This is my implementation of the experiment in the paper of mixmatch. On my platform, the accuracy reaches 89+ on cifar10 with 250 labeled images.
- 2080ti gpu
- ubuntu-16.04
- python3.6.9
- pytorch-1.2.0 from conda
- cudatoolkit-10.0.130 from conda
- cudnn-7.6.2 in /usr/lib/x86_64-linux-gpu
download cifar-10 dataset:
$ mkdir -p dataset && cd dataset
$ wget -c http://www.cs.toronto.edu/~kriz/cifar-10-python.tar.gz
$ tar -xzvf cifar-10-python.tar.gz
$ sh run.sh
-
use exponential moving average (EMA) to update model parameters.
-
though softmax has negative impact on the training with mse loss, the paper still use mse loss (from softmax predictions of unlabeled data to guessed label) to train the model.
-
it is better to warmup the balance factor between the labeled loss and the unlabeled loss. The official repository let the factor improve from 0 to 75 during the whole 1024 epoches.
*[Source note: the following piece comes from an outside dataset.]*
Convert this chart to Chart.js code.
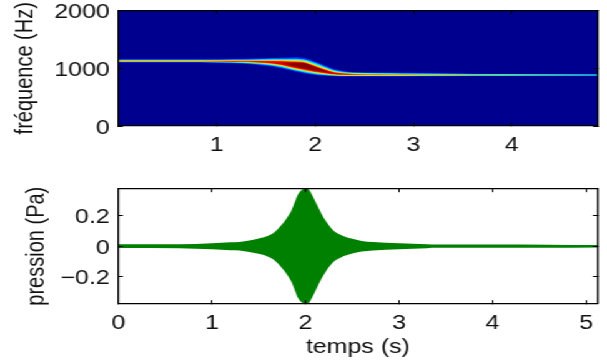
<!DOCTYPE html>
<html lang="fr">
<head>
    <meta charset="UTF-8">
    <title>Spectrogramme et pression</title>
    <script src="https://cdn.jsdelivr.net/npm/chart.js"></script>
    <style>
        html, body { margin: 0; padding: 0; background: #fff; overflow: hidden; }
        /* la figure d'origine est etiree en largeur */
        #figure { position: absolute; left: 0; top: 0; width: 486px; height: 364px; transform-origin: 0 0; transform: scaleX(1.249); }
        canvas { position: absolute; left: 0; }
    </style>
</head>
<body>
<div id="figure">
    <canvas id="spectro" width="486" height="180" style="top:-20px"></canvas>
    <canvas id="pression" width="486" height="204" style="top:160px"></canvas>
</div>
<script>
    // Spectrogramme: contours (Hz)
    const temps = [0, 0.62, 1.03, 1.3, 1.48, 1.65, 1.76, 1.88, 1.98, 2.09, 2.19, 2.29, 2.4, 2.65, 2.88, 3.37, 3.88, 4.87];
    const bleuHaut = [1157, 1157, 1158, 1165, 1175, 1183, 1190, 1181, 1129, 1057, 991, 952, 934, 928, 921, 909, 900, 893];
    const bleuBas = [1098, 1098, 1090, 1075, 1043, 1000, 957, 914, 888, 871, 862, 857, 857, 857, 859, 862, 866, 872];
    const cyanHaut = [1147, 1147, 1148, 1150, 1159, 1164, 1164, 1155, 1107, 1034, 969, 938, 924, 918, 914, 903, 897, 890];
    const cyanBas = [1107, 1107, 1100, 1087, 1059, 1017, 974, 931, 901, 881, 869, 864, 864, 864, 864, 868, 871, 876];
    const vertHaut = [1138, 1138, 1138, 1138, 1145, 1148, 1147, 1138, 1086, 1017, 955, 928, 916, 907, 902, 897, 891, 886];
    const vertBas = [1114, 1114, 1109, 1095, 1072, 1034, 989, 948, 916, 893, 878, 871, 871, 871, 871, 873, 875, 879];
    const jauneHaut = [1134, 1134, 1134, 1134, 1136, 1138, 1134, 1124, 1069, 1003, 945, 919, 909, 902, 897, 891, 886, 883];
    const jauneBas = [1119, 1119, 1114, 1102, 1083, 1046, 1002, 960, 928, 903, 883, 876, 876, 876, 876, 878, 881, 883];
    const orangeHaut = [1131, 1131, 1131, 1131, 1129, 1128, 1122, 1110, 1055, 989, 935, 912, 902, 897, 891, 886, 883, 883];
    const orangeBas = [1122, 1122, 1119, 1107, 1090, 1055, 1012, 971, 938, 912, 891, 883, 883, 883, 883, 883, 883, 883];
    const rougeHaut = [1126, 1126, 1125, 1122, 1121, 1117, 1110, 1100, 1043, 977, 928, 905, 897, 891, 888, 888, 888, 888];
    const rougeBas = [1126, 1126, 1123, 1115, 1098, 1065, 1022, 983, 950, 922, 900, 890, 890, 890, 888, 888, 888, 888];
    const sombreHaut = [1086, 1086, 1086, 1086, 1086, 1086, 1093, 1090, 1034, 966, 908, 908, 908, 908, 908, 908, 908, 908];
    const sombreBas = [1086, 1086, 1086, 1086, 1086, 1086, 1043, 1000, 966, 940, 908, 908, 908, 908, 908, 908, 908, 908];

    // Pression: enveloppe du signal (Pa)
    const tempsPression = [0, 0.65, 1, 1.2, 1.295, 1.4, 1.51, 1.6, 1.67, 1.74, 1.795, 1.85, 1.885, 1.92, 1.97, 2, 2.027, 2.063, 2.117, 2.17, 2.224, 2.295, 2.384, 2.49, 2.6, 2.72, 3, 3.3, 3.4, 4, 4.6, 5.12];
    const enveloppe = [0.012, 0.013, 0.02, 0.026, 0.028, 0.038, 0.052, 0.069, 0.094, 0.138, 0.181, 0.236, 0.29, 0.341, 0.374, 0.378, 0.376, 0.345, 0.279, 0.214, 0.159, 0.105, 0.072, 0.05, 0.035, 0.028, 0.02, 0.013, 0.011, 0.011, 0.01, 0.008];

    // Graduations
    const freqTicks = [0, 1000, 2000];
    const freqLabels = ['0', '1000', '2000'];
    const tempsTicksHaut = [1, 2, 3, 4];
    const tempsLabelsHaut = ['1', '2', '3', '4'];
    const pressionTicks = [-0.2, 0, 0.2];
    const pressionLabels = ['\u22120.2', '0', '0.2'];
    const tempsTicksBas = [0, 1, 2, 3, 4, 5];
    const tempsLabelsBas = ['0', '1', '2', '3', '4', '5'];

    const police = { family: '"Liberation Sans", Arial, sans-serif', size: 20 };

    function axe(position, min, max, valeurs, labels, taille, titre, decalage) {
        const horizontal = position === 'top' || position === 'bottom';
        const avecTexte = position === 'left' || position === 'bottom';
        return {
            type: 'linear',
            position,
            min,
            max,
            border: { display: true, color: '#000', width: 1.3, z: 2 },
            grid: { drawOnChartArea: false, drawTicks: true, tickLength: -3.5, tickColor: '#000', tickWidth: 1, z: 2 },
            ticks: {
                display: avecTexte,
                color: '#111',
                font: police,
                padding: horizontal ? 11 : 10.5,
                labelOffset: horizontal ? 0 : 2,
                maxRotation: 0,
                autoSkip: false,
                callback: v => labels[valeurs.indexOf(v)]
            },
            title: titre ? { display: true, text: titre, color: '#111', font: police, padding: { top: decalage, bottom: decalage } } : { display: false },
            afterBuildTicks: s => { s.ticks = valeurs.map(v => ({ value: v })); },
            afterFit: s => { if (horizontal) s.height = taille; else s.width = taille; }
        };
    }

    // fond bleu nuit du spectrogramme, et leger flou des contours
    const fondPlugin = {
        id: 'fond',
        beforeDatasetsDraw(chart, args, opts) {
            if (!opts.color) return;
            const a = chart.chartArea;
            chart.ctx.fillStyle = opts.color;
            chart.ctx.fillRect(a.left, a.top, a.width, a.height);
            chart.ctx.filter = 'blur(0.6px)';
        },
        afterDatasetsDraw(chart) {
            chart.ctx.filter = 'none';
        }
    };

    function bande(xs, haut, bas, couleur) {
        const commun = { borderWidth: 0, pointRadius: 0, cubicInterpolationMode: 'monotone' };
        return [
            { ...commun, data: xs.map((x, i) => ({ x, y: haut[i] })), fill: '+1', backgroundColor: couleur },
            { ...commun, data: xs.map((x, i) => ({ x, y: bas[i] })), fill: false }
        ];
    }

    new Chart(document.getElementById('spectro'), {
        type: 'line',
        plugins: [fondPlugin],
        data: {
            // le premier jeu est dessine au-dessus: du centre vers le bord
            datasets: [
                ...bande(temps, sombreHaut, sombreBas, '#8a0000'),
                ...bande(temps, rougeHaut, rougeBas, '#e00000'),
                ...bande(temps, orangeHaut, orangeBas, '#ff6000'),
                ...bande(temps, jauneHaut, jauneBas, '#ffe000'),
                ...bande(temps, vertHaut, vertBas, '#60ffa0'),
                ...bande(temps, cyanHaut, cyanBas, '#00d0ff'),
                ...bande(temps, bleuHaut, bleuBas, '#0030ff')
            ]
        },
        options: {
            responsive: false,
            animation: false,
            events: [],
            layout: { padding: { top: 30.5, right: 7.6, bottom: 0, left: 0 } },
            plugins: { legend: { display: false }, tooltip: { enabled: false }, fond: { color: '#00008f' } },
            scales: {
                x: axe('bottom', 0, 4.87, tempsTicksHaut, tempsLabelsHaut, 34),
                xHaut: axe('top', 0, 4.87, tempsTicksHaut, tempsLabelsHaut, 0),
                y: axe('left', 0, 2000, freqTicks, freqLabels, 94.9, 'fréquence (Hz)', 8),
                yDroite: axe('right', 0, 2000, freqTicks, freqLabels, 0)
            }
        }
    });

    new Chart(document.getElementById('pression'), {
        type: 'line',
        plugins: [fondPlugin],
        data: {
            datasets: bande(tempsPression, enveloppe, enveloppe.map(v => -v), '#008000')
        },
        options: {
            responsive: false,
            animation: false,
            events: [],
            layout: { padding: { top: 28.7, right: 7.6, bottom: 0, left: 0 } },
            plugins: { legend: { display: false }, tooltip: { enabled: false } },
            scales: {
                x: axe('bottom', 0, 5.12, tempsTicksBas, tempsLabelsBas, 60.3, 'temps (s)', 5),
                xHaut: axe('top', 0, 5.12, tempsTicksBas, tempsLabelsBas, 0),
                y: axe('left', -0.378, 0.378, pressionTicks, pressionLabels, 94.9, 'pression (Pa)', 17),
                yDroite: axe('right', -0.378, 0.378, pressionTicks, pressionLabels, 0)
            }
        }
    });
</script>
</body>
</html>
Maybe it is better to slowly increase the contribution of the unlabeled data.
-
do not use dropout in the wide-resnet-28-2.
-
wd should be added to model(not ema) weight directly rather than added via optimizer options, which is actually added to the gradients.
-
use ema parameters to guess the labels.That is what mean teacher does. -
mixup should use different mix coefficients for each samples in the batch, rather than one coefficient for the whole batch.